Мы пришли в восьмидесятых, за несколько лет до его закрытия. Мы были его последней, девятой волной. И волна эта оказалось такой мощной, что прокатилась сквозь все последующие годы.
Значит, в этом месте все-таки что-то такое было?! А иначе, зачем бы нам до сих пор встречаться на «Маленьких двойных» (низкий поклон Кэт за их организацию!), дружить, любить друг друга? Мы были больны Сайгоном и не захотели излечиться.
О нас говорили, что мы развалили и испортили своими розовыми пионерскими щеками это прекрасное место, что мы чуть ли не варвары, хлынувшие ордой на обломки Империи. Но мы любили Сайг, и Сайг любил нас.

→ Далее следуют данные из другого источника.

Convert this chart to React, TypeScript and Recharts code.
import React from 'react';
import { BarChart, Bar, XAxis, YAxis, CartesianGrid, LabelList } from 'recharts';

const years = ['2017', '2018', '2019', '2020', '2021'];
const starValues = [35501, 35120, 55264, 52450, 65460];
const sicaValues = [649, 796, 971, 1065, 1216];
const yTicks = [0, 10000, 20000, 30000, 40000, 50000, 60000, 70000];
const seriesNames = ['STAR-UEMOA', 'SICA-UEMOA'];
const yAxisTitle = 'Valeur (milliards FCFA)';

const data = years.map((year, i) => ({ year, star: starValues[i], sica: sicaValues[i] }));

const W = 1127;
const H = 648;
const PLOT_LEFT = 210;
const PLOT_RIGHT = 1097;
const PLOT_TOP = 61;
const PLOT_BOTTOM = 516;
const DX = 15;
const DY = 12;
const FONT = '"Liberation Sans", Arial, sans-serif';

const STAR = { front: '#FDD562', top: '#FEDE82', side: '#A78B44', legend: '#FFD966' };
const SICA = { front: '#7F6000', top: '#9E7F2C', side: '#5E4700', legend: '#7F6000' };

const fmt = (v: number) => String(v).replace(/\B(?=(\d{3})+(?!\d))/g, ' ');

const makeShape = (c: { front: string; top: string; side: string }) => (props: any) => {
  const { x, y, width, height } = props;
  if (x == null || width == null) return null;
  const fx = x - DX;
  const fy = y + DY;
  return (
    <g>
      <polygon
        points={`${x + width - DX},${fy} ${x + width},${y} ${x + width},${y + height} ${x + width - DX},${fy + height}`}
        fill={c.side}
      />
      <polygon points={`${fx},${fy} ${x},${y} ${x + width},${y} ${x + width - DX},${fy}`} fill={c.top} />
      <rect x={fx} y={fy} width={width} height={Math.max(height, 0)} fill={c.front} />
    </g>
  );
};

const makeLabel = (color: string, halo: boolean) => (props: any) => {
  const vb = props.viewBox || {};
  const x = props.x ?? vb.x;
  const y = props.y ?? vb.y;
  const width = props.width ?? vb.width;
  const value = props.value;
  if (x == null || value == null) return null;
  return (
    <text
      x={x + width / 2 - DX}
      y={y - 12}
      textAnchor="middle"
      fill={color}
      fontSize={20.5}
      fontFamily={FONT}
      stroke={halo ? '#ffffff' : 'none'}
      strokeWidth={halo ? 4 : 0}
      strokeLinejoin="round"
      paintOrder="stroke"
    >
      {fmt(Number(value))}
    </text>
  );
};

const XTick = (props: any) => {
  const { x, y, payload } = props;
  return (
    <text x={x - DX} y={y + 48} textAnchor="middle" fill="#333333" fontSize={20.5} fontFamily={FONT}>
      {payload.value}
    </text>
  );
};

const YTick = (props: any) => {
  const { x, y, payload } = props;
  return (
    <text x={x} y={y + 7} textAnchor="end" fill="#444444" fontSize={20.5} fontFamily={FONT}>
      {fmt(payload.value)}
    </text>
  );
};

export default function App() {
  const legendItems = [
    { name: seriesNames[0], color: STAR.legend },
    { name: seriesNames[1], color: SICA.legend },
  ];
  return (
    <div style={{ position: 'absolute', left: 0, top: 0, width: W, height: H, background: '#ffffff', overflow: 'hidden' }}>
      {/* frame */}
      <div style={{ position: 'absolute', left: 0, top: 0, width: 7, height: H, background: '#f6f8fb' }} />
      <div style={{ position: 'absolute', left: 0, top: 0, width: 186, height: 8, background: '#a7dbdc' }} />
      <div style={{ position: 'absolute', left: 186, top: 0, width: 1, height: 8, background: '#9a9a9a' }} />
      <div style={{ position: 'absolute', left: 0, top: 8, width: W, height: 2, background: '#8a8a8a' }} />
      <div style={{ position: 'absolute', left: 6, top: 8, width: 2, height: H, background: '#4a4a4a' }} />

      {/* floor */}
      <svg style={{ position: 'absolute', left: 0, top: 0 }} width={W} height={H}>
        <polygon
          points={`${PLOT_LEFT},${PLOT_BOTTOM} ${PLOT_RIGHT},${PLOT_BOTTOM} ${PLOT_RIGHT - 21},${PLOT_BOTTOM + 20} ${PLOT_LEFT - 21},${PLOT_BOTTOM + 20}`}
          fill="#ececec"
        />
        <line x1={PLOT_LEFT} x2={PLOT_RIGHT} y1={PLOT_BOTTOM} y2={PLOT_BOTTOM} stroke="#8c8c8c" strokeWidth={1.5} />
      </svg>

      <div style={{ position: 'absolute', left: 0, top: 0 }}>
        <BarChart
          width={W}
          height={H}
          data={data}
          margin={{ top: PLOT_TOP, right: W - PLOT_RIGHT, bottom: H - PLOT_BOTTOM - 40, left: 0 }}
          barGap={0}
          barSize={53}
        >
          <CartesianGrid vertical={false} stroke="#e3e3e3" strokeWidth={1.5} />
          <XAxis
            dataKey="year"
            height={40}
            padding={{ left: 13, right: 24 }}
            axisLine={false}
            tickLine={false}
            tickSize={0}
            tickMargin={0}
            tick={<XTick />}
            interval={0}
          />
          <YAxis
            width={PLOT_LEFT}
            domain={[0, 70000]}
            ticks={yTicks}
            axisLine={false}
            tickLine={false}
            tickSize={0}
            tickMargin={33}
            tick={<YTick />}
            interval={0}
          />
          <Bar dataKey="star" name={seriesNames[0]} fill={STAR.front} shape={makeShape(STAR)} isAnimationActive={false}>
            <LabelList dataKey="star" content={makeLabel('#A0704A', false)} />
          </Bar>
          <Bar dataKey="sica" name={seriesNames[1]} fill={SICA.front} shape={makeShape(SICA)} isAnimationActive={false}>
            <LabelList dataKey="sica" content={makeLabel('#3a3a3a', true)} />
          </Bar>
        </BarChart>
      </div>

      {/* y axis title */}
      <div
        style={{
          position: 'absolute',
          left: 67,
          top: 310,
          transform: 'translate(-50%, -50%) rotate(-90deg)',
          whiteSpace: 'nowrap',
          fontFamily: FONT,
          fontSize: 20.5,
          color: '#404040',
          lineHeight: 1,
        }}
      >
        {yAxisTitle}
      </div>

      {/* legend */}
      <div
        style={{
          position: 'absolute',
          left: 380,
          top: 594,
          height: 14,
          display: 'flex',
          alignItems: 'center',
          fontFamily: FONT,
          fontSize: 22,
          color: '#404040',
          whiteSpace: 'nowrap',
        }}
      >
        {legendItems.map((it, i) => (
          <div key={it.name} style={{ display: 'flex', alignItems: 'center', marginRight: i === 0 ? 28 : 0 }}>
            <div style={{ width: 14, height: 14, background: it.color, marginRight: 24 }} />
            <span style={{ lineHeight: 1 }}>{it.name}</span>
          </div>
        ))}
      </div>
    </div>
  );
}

Нас трахали, и мы трахали. Мы пили и курили всякую дрянь по окрестным сайгоновским параднякам, мы писали паршивые стихи, да и вряд ли с годами они стали лучше. Мы были прекрасны, несмотря на свои драные штаны и слишком юный вид…
Мне запала в память чья-то фраза, что «Сайгон был как суррогат семьи». Но «суррогат» означает неполноценную замену, а Сайг, наверное, и был нашей Семьей.
В день закрытия Сайгона время остановилось. Я помню, как мы стояли у закрытых дверей, и народ все подходил и подходил, и все чего-то ждали. Чуда, наверное? Никто не мог поверить, что вдруг все так закончилось. А потом потихоньку начали разбредаться – кто в Гастрит, кто ближе к Мосбану, кто-то перебрался в «Крысу» на Литейный. Было такое ощущение, что нам подрубили ноги.
Я неспроста поместила в начале нашей книги эти два отрывка: из стихотворения замечательного поэта Тимофея Животовского и зарисовки покойной Кати Зац. В них, на мой взгляд, заключена вся суть и идея книги.
Их авторы, разумеется, тоже были завсегдатаями Сайгона. Про Тимофея рассказывали в то время хороший анекдот: как однажды он приехал с поэтической компанией на пленэр, в Стрельну или Петергоф, не суть важно, куда там обычно ездят поэты? Важно, что Тимофей был сильно похмелен и утомлен. Один из соучастников подбадривающее сказал Животовскому: мол, Тима, что ж поделать, са ва…(Sa va), – подразумевая трудности жизни вообще. На что Тима вдруг оживился, завертел головой и спросил: – Где СОВА???